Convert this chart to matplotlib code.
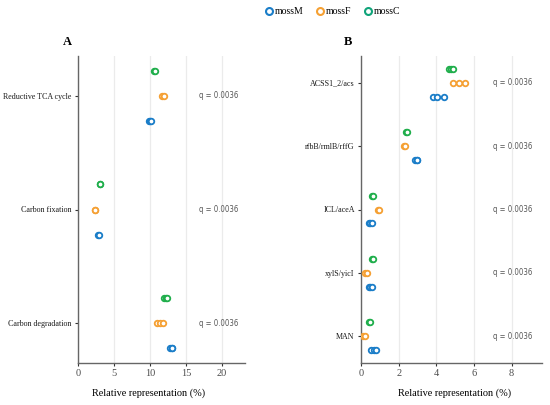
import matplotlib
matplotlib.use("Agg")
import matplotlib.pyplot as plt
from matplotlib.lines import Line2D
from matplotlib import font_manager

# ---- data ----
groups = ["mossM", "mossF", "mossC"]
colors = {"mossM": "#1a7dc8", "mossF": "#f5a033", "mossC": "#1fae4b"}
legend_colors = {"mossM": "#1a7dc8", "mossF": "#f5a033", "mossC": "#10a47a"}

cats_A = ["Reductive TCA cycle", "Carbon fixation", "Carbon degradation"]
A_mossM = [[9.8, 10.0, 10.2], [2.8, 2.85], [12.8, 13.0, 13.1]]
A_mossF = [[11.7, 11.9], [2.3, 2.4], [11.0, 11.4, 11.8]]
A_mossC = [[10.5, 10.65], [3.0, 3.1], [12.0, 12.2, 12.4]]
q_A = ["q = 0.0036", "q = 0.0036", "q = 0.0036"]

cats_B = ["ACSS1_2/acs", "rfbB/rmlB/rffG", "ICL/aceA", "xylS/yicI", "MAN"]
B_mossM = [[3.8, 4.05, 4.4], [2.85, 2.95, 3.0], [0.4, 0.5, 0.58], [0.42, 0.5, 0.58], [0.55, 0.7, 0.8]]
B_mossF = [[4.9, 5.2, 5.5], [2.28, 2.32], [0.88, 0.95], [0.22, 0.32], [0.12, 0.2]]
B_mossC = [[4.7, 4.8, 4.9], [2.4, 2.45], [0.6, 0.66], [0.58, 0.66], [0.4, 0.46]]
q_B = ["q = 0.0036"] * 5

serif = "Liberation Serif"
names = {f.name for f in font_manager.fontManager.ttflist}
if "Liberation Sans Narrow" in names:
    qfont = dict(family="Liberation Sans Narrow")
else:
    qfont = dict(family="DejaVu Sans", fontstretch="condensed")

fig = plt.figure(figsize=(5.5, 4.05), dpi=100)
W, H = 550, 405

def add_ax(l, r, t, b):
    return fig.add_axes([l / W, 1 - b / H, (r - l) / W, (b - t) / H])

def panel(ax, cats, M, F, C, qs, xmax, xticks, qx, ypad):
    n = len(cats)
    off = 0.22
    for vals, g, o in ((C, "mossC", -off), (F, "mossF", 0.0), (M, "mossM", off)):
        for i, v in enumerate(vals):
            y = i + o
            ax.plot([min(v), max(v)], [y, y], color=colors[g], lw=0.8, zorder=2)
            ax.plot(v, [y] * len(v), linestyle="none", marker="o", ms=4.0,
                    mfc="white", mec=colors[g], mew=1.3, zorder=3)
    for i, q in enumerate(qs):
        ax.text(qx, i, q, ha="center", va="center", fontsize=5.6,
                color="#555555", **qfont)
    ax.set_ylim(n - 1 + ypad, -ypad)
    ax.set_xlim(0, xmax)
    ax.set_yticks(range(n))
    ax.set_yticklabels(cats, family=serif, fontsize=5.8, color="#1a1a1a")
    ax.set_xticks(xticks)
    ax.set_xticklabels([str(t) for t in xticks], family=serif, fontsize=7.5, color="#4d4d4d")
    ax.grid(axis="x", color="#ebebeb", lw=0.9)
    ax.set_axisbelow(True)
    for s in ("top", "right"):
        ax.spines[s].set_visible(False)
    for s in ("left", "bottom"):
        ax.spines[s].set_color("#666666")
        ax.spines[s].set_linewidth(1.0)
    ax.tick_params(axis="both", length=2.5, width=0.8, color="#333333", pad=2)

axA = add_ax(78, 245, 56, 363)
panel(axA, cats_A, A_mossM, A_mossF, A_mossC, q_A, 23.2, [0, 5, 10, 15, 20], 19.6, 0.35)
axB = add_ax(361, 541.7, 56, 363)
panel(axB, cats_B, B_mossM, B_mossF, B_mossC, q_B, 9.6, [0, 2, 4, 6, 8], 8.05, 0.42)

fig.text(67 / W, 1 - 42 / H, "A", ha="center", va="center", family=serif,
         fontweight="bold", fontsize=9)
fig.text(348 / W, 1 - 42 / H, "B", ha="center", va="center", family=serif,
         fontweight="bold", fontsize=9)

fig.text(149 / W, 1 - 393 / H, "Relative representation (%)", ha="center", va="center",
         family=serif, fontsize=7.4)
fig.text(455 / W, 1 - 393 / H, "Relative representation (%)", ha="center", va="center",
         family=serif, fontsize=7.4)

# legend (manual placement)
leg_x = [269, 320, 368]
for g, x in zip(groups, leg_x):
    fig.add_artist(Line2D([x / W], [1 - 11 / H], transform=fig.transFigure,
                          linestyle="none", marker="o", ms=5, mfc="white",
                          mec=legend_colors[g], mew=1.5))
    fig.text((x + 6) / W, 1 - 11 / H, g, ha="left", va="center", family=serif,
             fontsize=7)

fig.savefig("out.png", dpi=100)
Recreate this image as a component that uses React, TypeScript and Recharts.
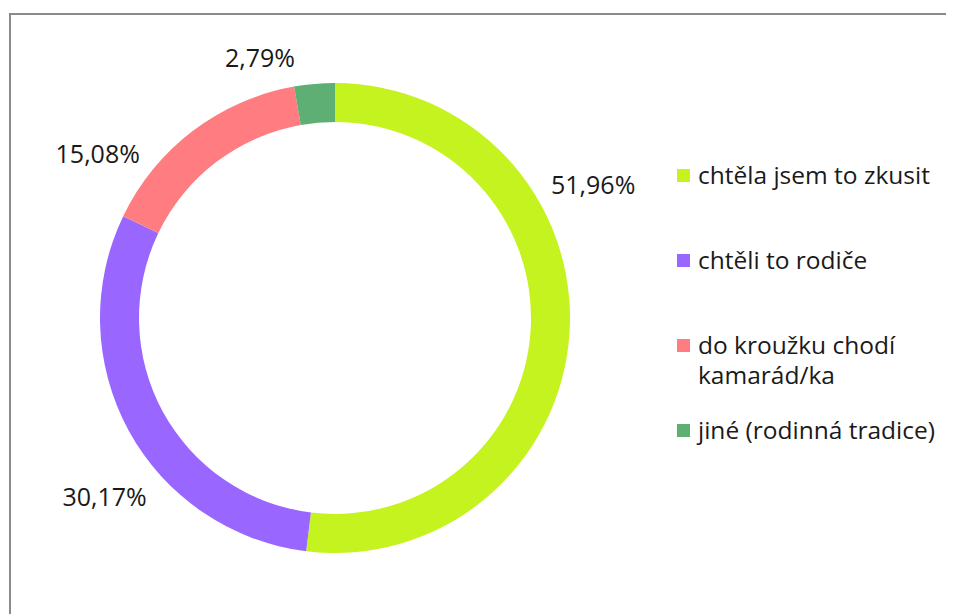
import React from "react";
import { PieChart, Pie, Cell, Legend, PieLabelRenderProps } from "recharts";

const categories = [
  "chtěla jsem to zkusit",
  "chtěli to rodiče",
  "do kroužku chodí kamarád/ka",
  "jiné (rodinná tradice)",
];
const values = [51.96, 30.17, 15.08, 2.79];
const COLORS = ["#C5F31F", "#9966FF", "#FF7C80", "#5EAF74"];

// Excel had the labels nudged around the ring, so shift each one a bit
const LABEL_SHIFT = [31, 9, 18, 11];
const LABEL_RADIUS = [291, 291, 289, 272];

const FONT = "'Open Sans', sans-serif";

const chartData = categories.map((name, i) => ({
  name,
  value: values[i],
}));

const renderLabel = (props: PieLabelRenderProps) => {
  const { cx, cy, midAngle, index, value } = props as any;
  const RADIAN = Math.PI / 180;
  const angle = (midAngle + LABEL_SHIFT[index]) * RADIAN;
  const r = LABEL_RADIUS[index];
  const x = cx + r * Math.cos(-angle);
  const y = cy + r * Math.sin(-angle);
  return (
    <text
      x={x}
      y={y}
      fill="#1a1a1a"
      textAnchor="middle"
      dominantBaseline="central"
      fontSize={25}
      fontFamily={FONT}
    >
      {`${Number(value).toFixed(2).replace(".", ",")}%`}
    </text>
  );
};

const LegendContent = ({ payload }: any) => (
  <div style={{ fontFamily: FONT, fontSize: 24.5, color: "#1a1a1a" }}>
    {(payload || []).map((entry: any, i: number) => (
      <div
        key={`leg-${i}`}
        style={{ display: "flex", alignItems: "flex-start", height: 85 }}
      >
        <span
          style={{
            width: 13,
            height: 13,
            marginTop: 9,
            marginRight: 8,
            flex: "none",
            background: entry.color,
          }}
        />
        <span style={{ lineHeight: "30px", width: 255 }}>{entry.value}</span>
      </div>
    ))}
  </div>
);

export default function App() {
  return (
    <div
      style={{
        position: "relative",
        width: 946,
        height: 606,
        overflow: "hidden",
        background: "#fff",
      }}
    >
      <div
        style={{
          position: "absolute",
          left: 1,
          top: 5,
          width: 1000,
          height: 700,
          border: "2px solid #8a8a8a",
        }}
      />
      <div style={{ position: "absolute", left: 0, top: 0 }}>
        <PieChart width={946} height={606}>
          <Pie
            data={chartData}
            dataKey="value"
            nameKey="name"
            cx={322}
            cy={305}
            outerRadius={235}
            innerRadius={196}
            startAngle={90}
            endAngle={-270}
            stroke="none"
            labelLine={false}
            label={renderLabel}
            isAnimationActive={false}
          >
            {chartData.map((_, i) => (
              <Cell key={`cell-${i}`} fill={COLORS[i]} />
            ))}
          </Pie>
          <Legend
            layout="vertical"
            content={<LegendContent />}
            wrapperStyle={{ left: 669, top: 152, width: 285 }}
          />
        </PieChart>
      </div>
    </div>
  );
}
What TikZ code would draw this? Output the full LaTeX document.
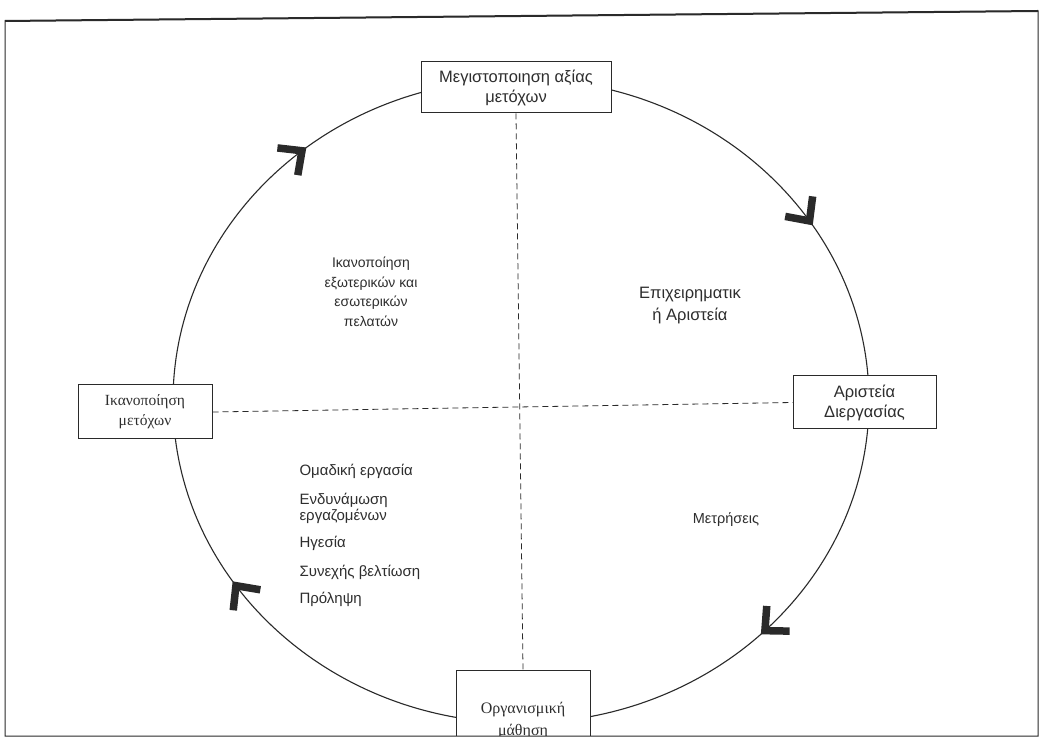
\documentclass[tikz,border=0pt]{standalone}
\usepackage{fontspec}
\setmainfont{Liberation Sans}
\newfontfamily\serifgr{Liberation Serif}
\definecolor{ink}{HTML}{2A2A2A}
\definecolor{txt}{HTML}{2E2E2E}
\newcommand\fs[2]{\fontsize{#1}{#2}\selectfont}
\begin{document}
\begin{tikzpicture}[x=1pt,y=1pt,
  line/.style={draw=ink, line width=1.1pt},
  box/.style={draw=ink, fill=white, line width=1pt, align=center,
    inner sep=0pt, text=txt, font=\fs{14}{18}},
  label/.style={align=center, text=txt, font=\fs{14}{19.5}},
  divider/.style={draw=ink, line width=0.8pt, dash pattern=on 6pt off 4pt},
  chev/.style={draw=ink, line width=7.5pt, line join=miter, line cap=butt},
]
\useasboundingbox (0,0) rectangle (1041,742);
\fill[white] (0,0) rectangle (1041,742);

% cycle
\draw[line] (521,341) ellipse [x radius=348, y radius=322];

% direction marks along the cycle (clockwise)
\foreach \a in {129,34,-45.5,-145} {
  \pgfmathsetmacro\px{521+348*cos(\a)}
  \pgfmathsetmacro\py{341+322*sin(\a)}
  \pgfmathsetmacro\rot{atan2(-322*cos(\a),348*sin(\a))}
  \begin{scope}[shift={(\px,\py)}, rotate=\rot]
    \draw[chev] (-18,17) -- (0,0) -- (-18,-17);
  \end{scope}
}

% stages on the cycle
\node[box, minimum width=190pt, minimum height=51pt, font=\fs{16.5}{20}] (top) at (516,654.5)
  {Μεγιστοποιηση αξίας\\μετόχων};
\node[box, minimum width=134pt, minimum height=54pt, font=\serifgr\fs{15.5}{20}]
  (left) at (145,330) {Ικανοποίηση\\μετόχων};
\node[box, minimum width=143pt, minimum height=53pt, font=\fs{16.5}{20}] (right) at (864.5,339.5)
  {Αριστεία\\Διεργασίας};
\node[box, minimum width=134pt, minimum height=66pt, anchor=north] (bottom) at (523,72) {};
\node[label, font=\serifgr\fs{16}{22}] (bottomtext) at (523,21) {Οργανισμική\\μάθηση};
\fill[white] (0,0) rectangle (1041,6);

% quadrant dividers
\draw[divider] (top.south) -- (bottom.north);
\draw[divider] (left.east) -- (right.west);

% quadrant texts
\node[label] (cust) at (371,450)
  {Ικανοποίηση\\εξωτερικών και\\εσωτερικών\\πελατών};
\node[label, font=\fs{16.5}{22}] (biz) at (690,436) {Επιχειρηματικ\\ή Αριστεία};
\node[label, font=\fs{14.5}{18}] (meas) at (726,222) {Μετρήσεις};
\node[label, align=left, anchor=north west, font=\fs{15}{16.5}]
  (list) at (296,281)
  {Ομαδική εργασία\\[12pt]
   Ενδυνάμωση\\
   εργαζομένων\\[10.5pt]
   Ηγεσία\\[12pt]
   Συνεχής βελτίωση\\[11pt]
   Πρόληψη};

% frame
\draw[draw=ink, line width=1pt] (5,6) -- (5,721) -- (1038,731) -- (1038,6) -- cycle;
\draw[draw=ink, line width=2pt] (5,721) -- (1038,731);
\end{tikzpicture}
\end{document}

══════

** Task instructions **
Pictures stay out. Print the data exactly, from its first line through the line containing "W, H = 550, 405".

** Solution to this exercise **
Convert this chart to matplotlib code.
import matplotlib
matplotlib.use("Agg")
import matplotlib.pyplot as plt
from matplotlib.lines import Line2D
from matplotlib import font_manager

# ---- data ----
groups = ["mossM", "mossF", "mossC"]
colors = {"mossM": "#1a7dc8", "mossF": "#f5a033", "mossC": "#1fae4b"}
legend_colors = {"mossM": "#1a7dc8", "mossF": "#f5a033", "mossC": "#10a47a"}

cats_A = ["Reductive TCA cycle", "Carbon fixation", "Carbon degradation"]
A_mossM = [[9.8, 10.0, 10.2], [2.8, 2.85], [12.8, 13.0, 13.1]]
A_mossF = [[11.7, 11.9], [2.3, 2.4], [11.0, 11.4, 11.8]]
A_mossC = [[10.5, 10.65], [3.0, 3.1], [12.0, 12.2, 12.4]]
q_A = ["q = 0.0036", "q = 0.0036", "q = 0.0036"]

cats_B = ["ACSS1_2/acs", "rfbB/rmlB/rffG", "ICL/aceA", "xylS/yicI", "MAN"]
B_mossM = [[3.8, 4.05, 4.4], [2.85, 2.95, 3.0], [0.4, 0.5, 0.58], [0.42, 0.5, 0.58], [0.55, 0.7, 0.8]]
B_mossF = [[4.9, 5.2, 5.5], [2.28, 2.32], [0.88, 0.95], [0.22, 0.32], [0.12, 0.2]]
B_mossC = [[4.7, 4.8, 4.9], [2.4, 2.45], [0.6, 0.66], [0.58, 0.66], [0.4, 0.46]]
q_B = ["q = 0.0036"] * 5

serif = "Liberation Serif"
names = {f.name for f in font_manager.fontManager.ttflist}
if "Liberation Sans Narrow" in names:
    qfont = dict(family="Liberation Sans Narrow")
else:
    qfont = dict(family="DejaVu Sans", fontstretch="condensed")

fig = plt.figure(figsize=(5.5, 4.05), dpi=100)
W, H = 550, 405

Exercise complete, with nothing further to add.